# Beretta M9 Group



## white911 (Jan 23, 2016)

I started this with a search...

I'm new to this forum and have a number of handguns, all of which will group tighter for me than the M9. I love the M9, it naturally fits my hand better than the other pistols. I updated to the D-spring early on. The barrel feels loose in battery. I don't want to trade away this gun because it is so reliable. Admittedly, I am part of the accuracy problem; but, I group better with a full size 1911 and a commander model (both in .45 ACP). I may have been spoiled somewhat by shooting an STI Trojan in USPSA. 
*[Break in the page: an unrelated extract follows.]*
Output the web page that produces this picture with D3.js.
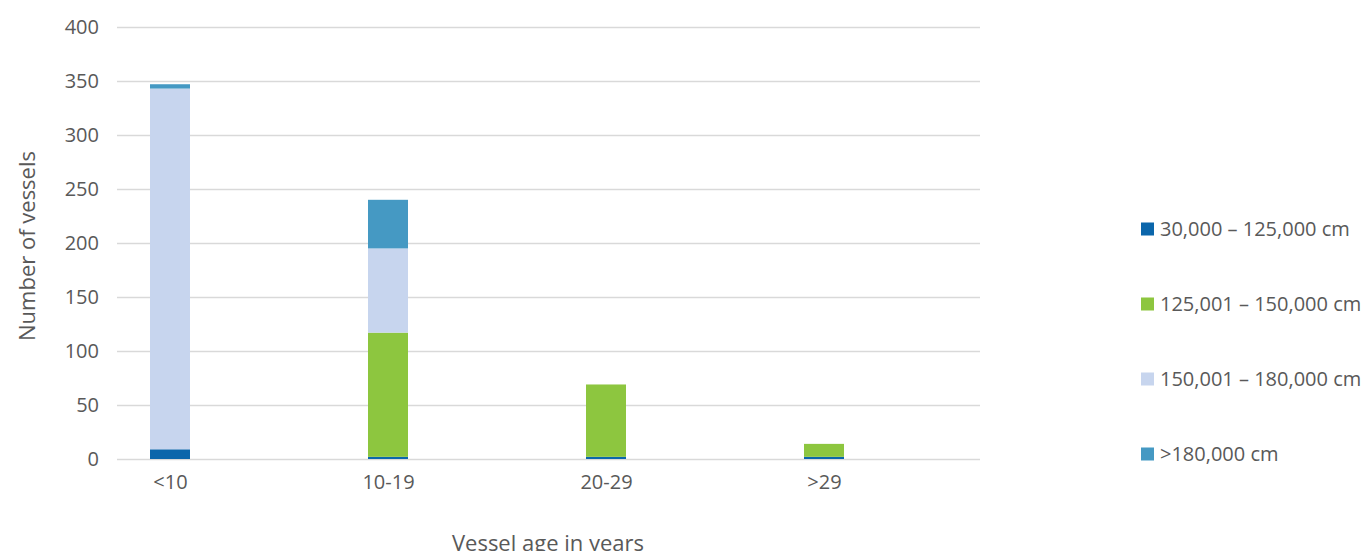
<!DOCTYPE html>
<html>
<head>
<meta charset="utf-8">
<script src="https://cdn.jsdelivr.net/npm/d3@7"></script>
<style>
  body { margin: 0; background: #fff; }
  #chart { width: 1361px; height: 551px; }
  text { font-family: "Open Sans", sans-serif; fill: #595959; }
</style>
</head>
<body>
<div id="chart"></div>
<script>
// Datos
const categorias = ['<10', '10-19', '20-29', '>29'];
const series = ['30,000 – 125,000 cm', '125,001 – 150,000 cm', '150,001 – 180,000 cm', '>180,000 cm'];
const serie1 = [9, 2, 2, 2];
const serie2 = [0, 115, 67, 12];
const serie3 = [334, 78, 0, 0];
const serie4 = [4, 45, 0, 0];
const yTicks = [0, 50, 100, 150, 200, 250, 300, 350, 400];

const COLORS = ['#0b66ab', '#8dc63f', '#c7d5ee', '#4599c3'];

let data = categorias.map(function(c, i) {
    return { cat: c, s0: serie1[i], s1: serie2[i], s2: serie3[i], s3: serie4[i] };
});
let keys = ['s0', 's1', 's2', 's3'];

let svg = d3.select('#chart')
    .append('svg')
    .attr('width', 1361)
    .attr('height', 551);

let plot = { left: 117, right: 980, top: 27, bottom: 459 };

let y = d3.scaleLinear()
    .domain([0, 400])
    .range([plot.bottom, plot.top]);

let x = d3.scalePoint()
    .domain(categorias)
    .range([170, 824]);

let barWidth = 40;

// Y axis con líneas de rejilla
let yAxis = function(g) {
    g.call(d3.axisLeft(y).tickValues(yTicks).tickSize(0).tickPadding(18));
    g.select('.domain').remove();
    g.selectAll('.tick text').style('font-size', '20px').style('font-family', '"Open Sans", sans-serif').attr('fill', '#595959');
    g.selectAll('.tick line')
        .attr('x1', 0)
        .attr('x2', plot.right - plot.left)
        .attr('stroke', '#d9d9d9')
        .attr('stroke-width', 1.5);
};

svg.append('g')
    .attr('transform', 'translate(' + plot.left + ',0)')
    .call(yAxis);

// X axis
let xAxis = function(g) {
    g.call(d3.axisBottom(x).tickSize(0).tickPadding(16));
    g.select('.domain').remove();
    g.selectAll('.tick text').style('font-size', '20px').style('font-family', '"Open Sans", sans-serif').attr('fill', '#595959');
};

svg.append('g')
    .attr('transform', 'translate(0,' + plot.bottom + ')')
    .call(xAxis);

// Barras apiladas
let stacked = d3.stack().keys(keys)(data);

svg.append('g')
    .selectAll('g')
    .data(stacked)
    .enter()
    .append('g')
    .attr('fill', function(d, i) { return COLORS[i]; })
    .selectAll('rect')
    .data(function(d) { return d; })
    .enter()
    .append('rect')
    .attr('x', function(d) { return x(d.data.cat) - barWidth / 2; })
    .attr('width', barWidth)
    .attr('y', function(d) { return y(d[1]); })
    .attr('height', function(d) { return y(d[0]) - y(d[1]); });

// Títulos de ejes
svg.append('text')
    .attr('transform', 'translate(35,246) rotate(-90)')
    .attr('text-anchor', 'middle')
    .style('font-size', '22px')
    .text('Number of vessels');

svg.append('text')
    .attr('x', 548)
    .attr('y', 551)
    .attr('text-anchor', 'middle')
    .style('font-size', '22px')
    .text('Vessel age in years');

// Leyenda
let legend = svg.append('g')
    .selectAll('g')
    .data(series)
    .enter()
    .append('g')
    .attr('transform', function(d, i) { return 'translate(1141,' + (229 + i * 75) + ')'; });

legend.append('rect')
    .attr('x', 0)
    .attr('y', -6.5)
    .attr('width', 13)
    .attr('height', 13)
    .attr('fill', function(d, i) { return COLORS[i]; });

legend.append('text')
    .attr('x', 19)
    .attr('y', 0)
    .attr('dy', '0.35em')
    .style('font-size', '20px')
    .text(function(d) { return d; });
</script>
</body>
</html>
The sight picture is significantly different from my other pistols. Since it is a home defense gun, I added a Crimson trace and adjusted it to point of impact. When sighting with the iron sites, the trace is about 1/4 the way down the front sight. I purchased taller rear sights from Wilson Combat; but, have not installed them yet. They should help with the elevation; but, not the grouping.

Is there any recommended Smith for this gun?


----------



## pblanc (Mar 3, 2015)

I don't shoot as well with my Beretta 92FS as I do with my SA model 1911A1 either. The barrel to frame fit at the muzzle end is a bit loose on the M9/92FS. That is how they are built. Despite this, some folks seem to achieve remarkable accuracy with the M9. 

Most Berettas require a "drive the dots" combat sight picture. I have gotten used to it with the 92FS but I would have preferred a POA that did not require the shooter to obscure the target with the front sight.

Judging from what the guys over on the Beretta forum say, Bill Wilson at Wilson Combat does a good job on M9/92s.


----------



## berettatoter (Sep 1, 2011)

Hello and welcome OP! I can't help you out with a gunsmith, but I can say hello. :smt1099


----------